● **Given problem**
Extract, in full, the lines below, beginning at the first and ending with the line that contains "history | Udemy". Pictures do not belong in the copy.

>> Start

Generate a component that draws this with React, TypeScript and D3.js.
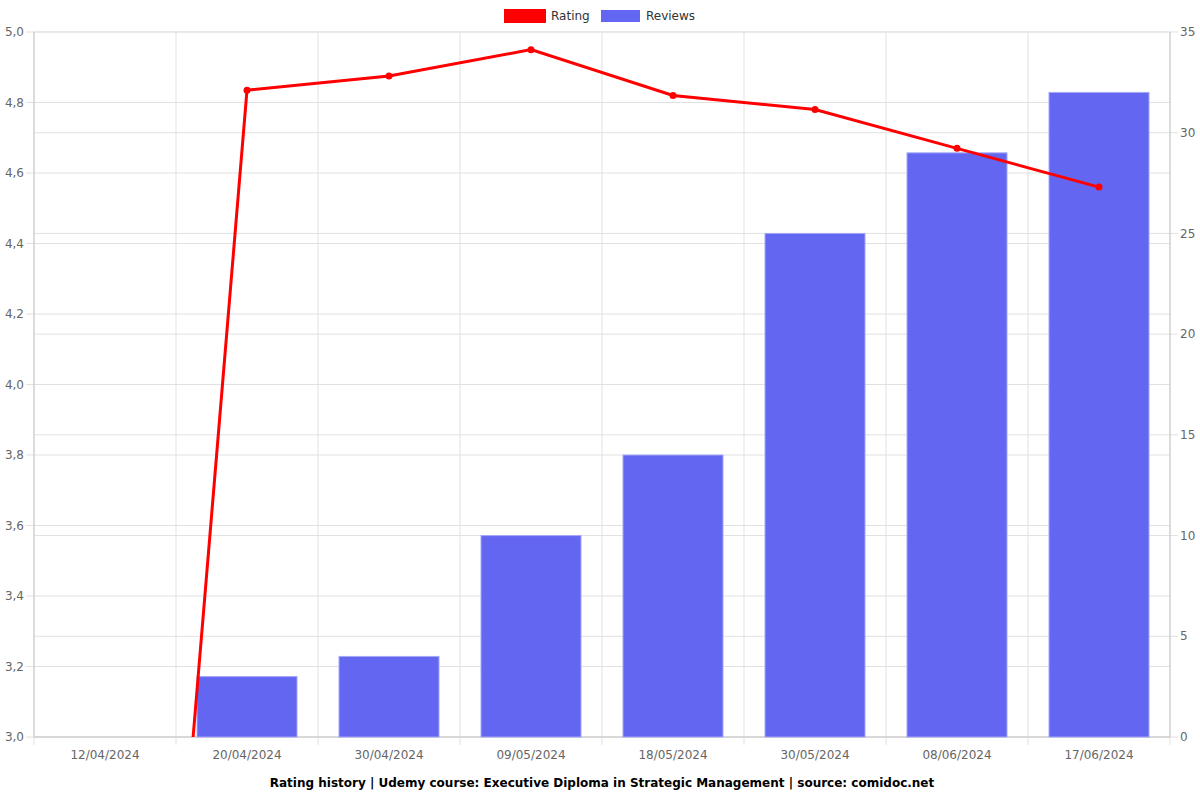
import React from "react";
import * as d3 from "d3";

const categories = ["12/04/2024", "20/04/2024", "30/04/2024", "09/05/2024", "18/05/2024", "30/05/2024", "08/06/2024", "17/06/2024"];
const ratingValues = [0, 4.835, 4.875, 4.95, 4.82, 4.78, 4.67, 4.56];
const reviewValues = [0, 3, 4, 10, 14, 25, 29, 32];
const leftTicks = [3.0, 3.2, 3.4, 3.6, 3.8, 4.0, 4.2, 4.4, 4.6, 4.8, 5.0];
const rightTicks = [0, 5, 10, 15, 20, 25, 30, 35];
const title = "Rating history | Udemy course: Executive Diploma in Strategic Management | source: comidoc.net";

export default function App() {
  const W = 1200, H = 800;
  const left = 34, right = 1170, top = 32, bottom = 737;
  const x = d3.scaleBand<string>().domain(categories).range([left, right]);
  const yL = d3.scaleLinear().domain([3, 5]).range([bottom, top]);
  const yR = d3.scaleLinear().domain([0, 35]).range([bottom, top]);
  const cx = (c: string) => (x(c) as number) + x.bandwidth() / 2;
  const barW = 100;
  const line = d3.line<number>().x((_, i) => cx(categories[i])).y((v) => yL(v));
  const font = "DejaVu Sans, sans-serif";
  const bounds = categories.map((c) => x(c) as number).concat([right]);
  return (
    <svg width={W} height={H} style={{ position: "absolute", left: 0, top: 0, background: "#fff" }}>
      <defs>
        <clipPath id="plot">
          <rect x={left} y={top - 5} width={right - left} height={bottom - top + 5} />
        </clipPath>
      </defs>
      {leftTicks.map((t) => (
        <line key={"gl" + t} x1={left} x2={right} y1={yL(t)} y2={yL(t)} stroke="#e1e1e1" strokeWidth={1} />
      ))}
      {rightTicks.map((t) => (
        <line key={"gr" + t} x1={left} x2={right} y1={yR(t)} y2={yR(t)} stroke="#e1e1e1" strokeWidth={1} />
      ))}
      {bounds.map((b, i) => (
        <line key={"v" + i} x1={b} x2={b} y1={top} y2={bottom + 8} stroke="#e1e1e1" strokeWidth={1} />
      ))}
      {leftTicks.map((t) => (
        <g key={"lt" + t}>
          <line x1={left - 8} x2={left} y1={yL(t)} y2={yL(t)} stroke="#e1e1e1" />
          <text x={left - 10} y={yL(t)} dy="0.35em" textAnchor="end" fontSize={12} fill="#666" fontFamily={font}>
            {t.toFixed(1).replace(".", ",")}
          </text>
        </g>
      ))}
      {rightTicks.map((t) => (
        <g key={"rt" + t}>
          <line x1={right} x2={right + 8} y1={yR(t)} y2={yR(t)} stroke="#e1e1e1" />
          <text x={right + 10} y={yR(t)} dy="0.35em" textAnchor="start" fontSize={12} fill="#666" fontFamily={font}>
            {t}
          </text>
        </g>
      ))}
      <line x1={left} x2={left} y1={top} y2={bottom} stroke="#c8c8c8" />
      <line x1={right} x2={right} y1={top} y2={bottom} stroke="#c8c8c8" />
      <line x1={left} x2={right} y1={bottom} y2={bottom} stroke="#c8c8c8" />
      {reviewValues.map((v, i) =>
        v > 0 ? (
          <rect
            key={"b" + i}
            x={cx(categories[i]) - barW / 2}
            y={yR(v)}
            width={barW}
            height={yR(0) - yR(v)}
            fill="#6366f1"
            stroke="#a5a7f7"
            strokeWidth={1}
          />
        ) : null
      )}
      {categories.map((c) => (
        <text key={c} x={cx(c)} y={bottom + 22} textAnchor="middle" fontSize={12} fill="#666" fontFamily={font}>
          {c}
        </text>
      ))}
      <g clipPath="url(#plot)">
        <path d={line(ratingValues) || ""} fill="none" stroke="#ff0000" strokeWidth={3} />
        {ratingValues.map((v, i) =>
          v >= 3 ? <circle key={"p" + i} cx={cx(categories[i])} cy={yL(v)} r={3.5} fill="#ff0000" /> : null
        )}
      </g>
      <rect x={504} y={9} width={42} height={14} fill="#ff0000" />
      <text x={551} y={16} dy="0.35em" fontSize={12} fill="#333" fontFamily={font}>Rating</text>
      <rect x={601} y={10} width={39} height={12} fill="#6366f1" />
      <text x={646} y={16} dy="0.35em" fontSize={12} fill="#333" fontFamily={font}>Reviews</text>
      <text x={(left + right) / 2} y={787} textAnchor="middle" fontSize={12} fontWeight="bold" fill="#000" fontFamily={font}>
        {title}
      </text>
    </svg>
  );
}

>> End

● **Result for this exercise**
Generate a component that draws this with React, TypeScript and D3.js.
import React from "react";
import * as d3 from "d3";

const categories = ["12/04/2024", "20/04/2024", "30/04/2024", "09/05/2024", "18/05/2024", "30/05/2024", "08/06/2024", "17/06/2024"];
const ratingValues = [0, 4.835, 4.875, 4.95, 4.82, 4.78, 4.67, 4.56];
const reviewValues = [0, 3, 4, 10, 14, 25, 29, 32];
const leftTicks = [3.0, 3.2, 3.4, 3.6, 3.8, 4.0, 4.2, 4.4, 4.6, 4.8, 5.0];
const rightTicks = [0, 5, 10, 15, 20, 25, 30, 35];
const title = "Rating history | Udemy course: Executive Diploma in Strategic Management | source: comidoc.net";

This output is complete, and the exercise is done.